Arksine / moonraker

Web API Server for Klipper
https://moonraker.readthedocs.io
GNU General Public License v3.0
1.02k stars 392 forks source link

Ensure time is synced before refreshing the update manager status. #830

Open miklschmidt opened 3 months ago

miklschmidt commented 3 months ago

Is your feature request related to a problem? Please describe

From my analysis of a few cases of "corrupt" repositories (they're not actually corrupt) on fresh sd cards, it looks like time synchronization tend to happen right in the middle of the update manager status check process, which causes errors when a user boots a pi that hasn't been running for a while.

Notice how git fetch fails (i'm assuming SSL errors because of the time discrepancy) and subsequent repair attempts fail (because there are in fact no empty .git/objects files so rm errors out) and how the time is synced afterwards:

Mar 01 15:26:37 vc3-200 python[605]: [shell_command.py:_check_proc_success()] - Command (git -C /home/pi/printer_data/config/RatOS remote get-url origin) successfully finished
Mar 01 15:26:38 vc3-200 python[605]: [shell_command.py:_check_proc_success()] - Command (git -C /home/pi/printer_data/config/RatOS fetch origin --prune --progress) exited with return code 128
Mar 13 11:19:57 vc3-200 systemd-timesyncd[281]: Initial synchronization to time server 195.171.43.12:123 (2.debian.pool.ntp.org).
Mar 13 11:19:57 vc3-200 python[605]: [shell_command.py:_check_proc_success()] - Command (find .git/objects/ -type f -empty | xargs rm) exited with return code 1
Mar 13 11:19:57 vc3-200 systemd[1]: Starting Online ext4 Metadata Check for All Filesystems...

Repositories checked after time has been synced, complete the update checks just fine.

Describe the solution you'd like

There's a few solutions, i guess: 1) Make the moonraker service specify After=time-sync.target and ask the user to enable systemd-time-wait-sync.service if their printer is assumed to be connected to the internet. Not ideal as that makes your printer network dependent. 2) Implement a separate service to trigger the update status checks, that depends on time-sync.target and ask users to enable systemd-time-wait-sync.service. 3) Patch the update manager so that it ensures time is synced before checking repository status. This seems like the most robust solution, and would allow us to abort the process early with a clear error cause in case time couldn't be synced.
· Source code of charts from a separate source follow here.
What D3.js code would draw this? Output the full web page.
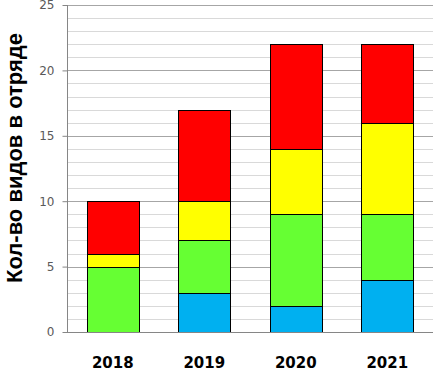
<!DOCTYPE html>
<html>
<head>
<meta charset="utf-8">
<script src="https://cdn.jsdelivr.net/npm/d3@7"></script>
<style>
  body { margin: 0; background: #fff; }
</style>
</head>
<body>
<div id="chart"></div>
<script>
const years = ['2018', '2019', '2020', '2021']
const seriesNames = ['blue', 'green', 'yellow', 'red']
const blueVals = [0, 3, 2, 4]
const greenVals = [5, 4, 7, 5]
const yellowVals = [1, 3, 5, 7]
const redVals = [4, 7, 8, 6]
const yTicks = [0, 5, 10, 15, 20, 25]
const colors = ['#00B0F0', '#66FF33', '#FFFF00', '#FF0000']

const margin = { top: 5, left: 67, right: 1, bottom: 36 }
const width = 434 - margin.left - margin.right
const height = 368 - margin.top - margin.bottom

const svg = d3.select('#chart')
  .append('svg')
  .attr('width', 434)
  .attr('height', 368)

const g = svg.append('g')
  .attr('transform', `translate(${margin.left},${margin.top})`)

const x = d3.scaleBand().domain(years).range([0, width]).paddingInner(0.43).paddingOuter(0.215)
const y = d3.scaleLinear().domain([0, 25]).range([height, 0])

// minor + major gridlines
g.selectAll('.minor')
  .data(d3.range(1, 26).filter(v => v % 5 !== 0))
  .enter().append('line')
  .attr('x1', 0).attr('x2', width)
  .attr('y1', d => Math.round(y(d)) + 0.5).attr('y2', d => Math.round(y(d)) + 0.5)
  .attr('stroke', '#d9d9d9')

g.selectAll('.major')
  .data(yTicks.filter(v => v > 0))
  .enter().append('line')
  .attr('x1', 0).attr('x2', width)
  .attr('y1', d => Math.round(y(d)) + 0.5).attr('y2', d => Math.round(y(d)) + 0.5)
  .attr('stroke', '#a6a6a6')

// stacked data
const rows = years.map((yr, i) => ({
  year: yr, blue: blueVals[i], green: greenVals[i], yellow: yellowVals[i], red: redVals[i]
}))
const stacked = d3.stack().keys(seriesNames)(rows)

g.selectAll('.series')
  .data(stacked)
  .enter().append('g')
  .attr('fill', (d, i) => colors[i])
  .selectAll('rect')
  .data(d => d.filter(p => p[1] > p[0]))
  .enter().append('rect')
  .attr('x', d => Math.round(x(d.data.year)) + 0.5)
  .attr('y', d => Math.round(y(d[1])) + 0.5)
  .attr('width', Math.round(x.bandwidth()))
  .attr('height', d => Math.round(y(d[0])) - Math.round(y(d[1])))
  .attr('stroke', '#000')
  .attr('stroke-width', 1)

// y axis
const yAxis = g.append('g')
  .attr('transform', 'translate(0.5,0)')
  .call(d3.axisLeft(y).tickValues(yTicks).tickSize(5).tickPadding(8))
yAxis.select('.domain').attr('stroke', '#868686').attr('d', `M0,0V${height}`)
yAxis.selectAll('.tick line').attr('stroke', '#868686')
yAxis.selectAll('.tick text')
  .attr('fill', '#595959')
  .style('font-family', 'Verdana, "DejaVu Sans", sans-serif')
  .style('font-size', '12px')

// baseline
g.append('line')
  .attr('x1', 0).attr('x2', width)
  .attr('y1', height + 0.5).attr('y2', height + 0.5)
  .attr('stroke', '#868686')

// x labels
g.selectAll('.xlab')
  .data(years)
  .enter().append('text')
  .attr('x', d => x(d) + x.bandwidth() / 2)
  .attr('y', height + 36)
  .attr('text-anchor', 'middle')
  .style('font-family', '"DejaVu Sans", Verdana, sans-serif')
  .style('font-weight', 'bold')
  .style('font-size', '15px')
  .attr('fill', '#000')
  .text(d => d)

// y title
svg.append('text')
  .attr('transform', 'translate(22,158) rotate(-90)')
  .attr('text-anchor', 'middle')
  .style('font-family', '"Liberation Sans", Arial, sans-serif')
  .style('font-weight', 'bold')
  .style('font-size', '22px')
  .attr('fill', '#000')
  .text('Кол-во видов в отряде')
</script>
</body>
</html>
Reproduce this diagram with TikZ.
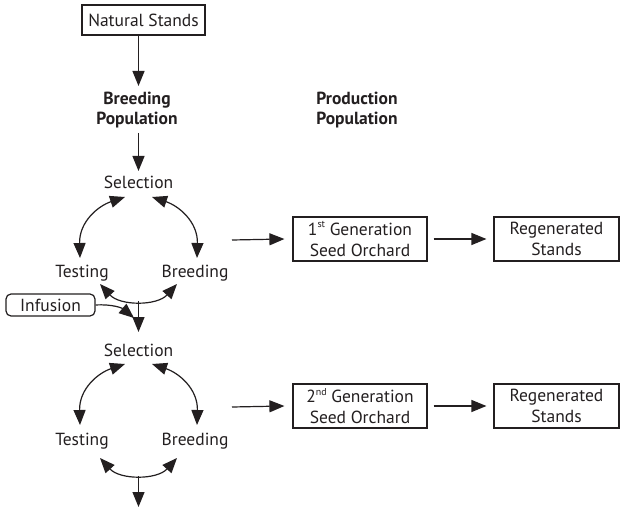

Describe alternatives you've considered

Assuming a corrupted repository if a git command fails might be misleading, there could be many causes for the current checks to fail, maybe improve that instead? The problem with unnecessarily reporting "corrupted" is that it prompts users to replace their sd cards and basically start over with their setup, that seems like a lot of wasted effort, at least if it's just caused by a missing dependency on time synchronization :D

Additional information

No response

miklschmidt commented 1 month ago

It might also be a good idea to not consider a repository corrupted just because github isn't reachable.